Pacificação da aplicação de juros e correção monetária
O Brasil é um País que vive mergulhado em insegurança jurídica. Isso decorre da deficiência normativa provocada tanto pela excessiva produção de leis como pela omissão legislativa em temas importantes. Esse cenário de profunda insegurança jurídica afeta negativamente os negócios jurídicos. Por conta disso, há aumento dos custos de transação, fuga de investimentos e excessiva litigiosidade, o que não é nada positivo para imagem do Estado brasileiro pera a comunidade internacional.
Nos últimos meses, assistimos a um caso em que a insegurança jurídica contaminou negócios jurídicos, prejudicando a atividade econômica. A interpretação e aplicação do art. 406 do Código Civil gerou intensos debates nos Tribunais pátrios. A discussão era relativa à adequação da aplicação da taxa Selic ou de juros de mora de 1% ao mês acrescido de correção monetária por um índice oficial nas dívidas decorrentes de responsabilidade civil. A questão jurídica envolve as obrigações resultantes de responsabilidade extracontratual – mais conhecidas como perdas e danos – ou de responsabilidade contratual quando não houve taxa previamente convencionada pelas partes.
Sobre a temática, foram formados dois posicionamentos conflitantes no âmbito do Poder Judiciário sobre a aplicação de juros e correção monetária naqueles tipos de obrigações contratuais. Um deles sustentou que a taxa Selic não pode ser utilizada em substituição à correção monetária e aos juros de mora. Já o outro estabeleceu que a taxa Selic deve ser aplicada. A Corte Especial do STJ concluiu, por maioria (6 votos a 5), pela utilização da taxa Selic (REsp. 1795982/SP). Porém, o julgamento encontra-se aguardando a solução de questões de ordem suscitadas após a decisão plenária.
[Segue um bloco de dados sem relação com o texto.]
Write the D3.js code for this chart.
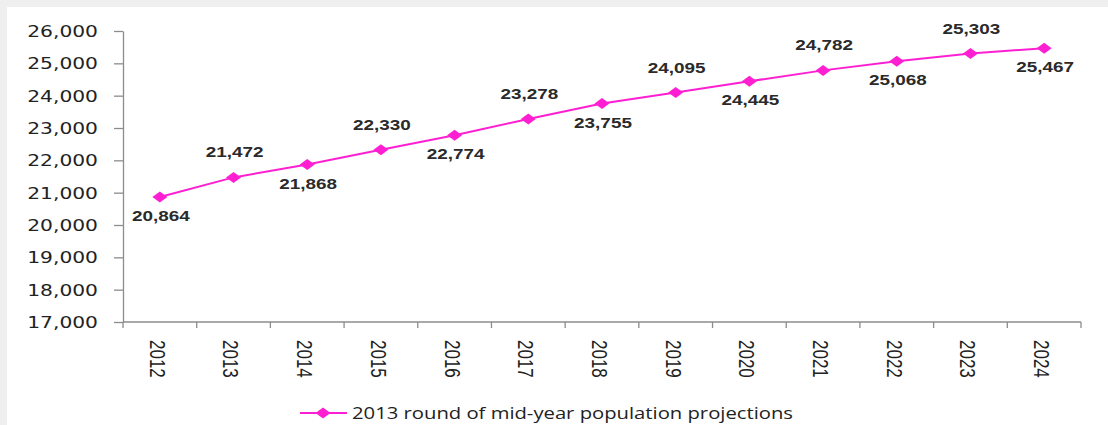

Para solucionar essa polêmica, que gera insegurança jurídica afetando o ambiente de negócios no País, foi aprovada a Lei Federal n. 14.905/2024, de iniciativa do Poder Executivo, publicada no Diário Oficial em 1º de julho, que altera o Código Civil, sob a justificativa de que a “fixação de regras mais claras sobre juros e atualização monetária reforça a segurança jurídica na contratação das mais diversas operações econômicas, evitando incertezas quanto a interpretações divergentes no âmbito do Poder Judiciário”.
A partir da nova Lei, nas hipóteses de descumprimento contratual, quando as partes não convencionarem o índice de atualização monetária e a taxa de juros a ser aplicada, ou nos casos envolvendo um dano extracontratual, funcionará da seguinte forma: a) a correção monetária será obtida mediante a variação do IPCA, apurado e divulgado pelo IBGE, ou índice que vier a substituí-lo; e, b) a taxa de juros corresponderá à Selic, deduzido o IPCA ou o que vier a substituí-lo, na ausência de previsão pelas partes ou por lei específica. Ou seja, será aplicada a Selic, mas descontado o valor de correção monetária do IPCA.
Nesse caso específico, a função legislativa funcionou adequadamente para a solução de grave insegurança jurídica causada pela divergência de interpretação e aplicação de normas legais pelos Tribunais pátrios. Esse é o papel fundamental do Poder Legislativo: produzir boas leis para regular de forma justa, eficiente e correta os diversos temas que afetam a vida, o patrimônio e a segurança das pessoas físicas e jurídicas. Melhorar cada vez mais o ambiente de negócios no País, mediante a construção de um ordenamento jurídico marcado pela estabilidade, confiança e previsibilidade, é um dever todos os atores envolvidos.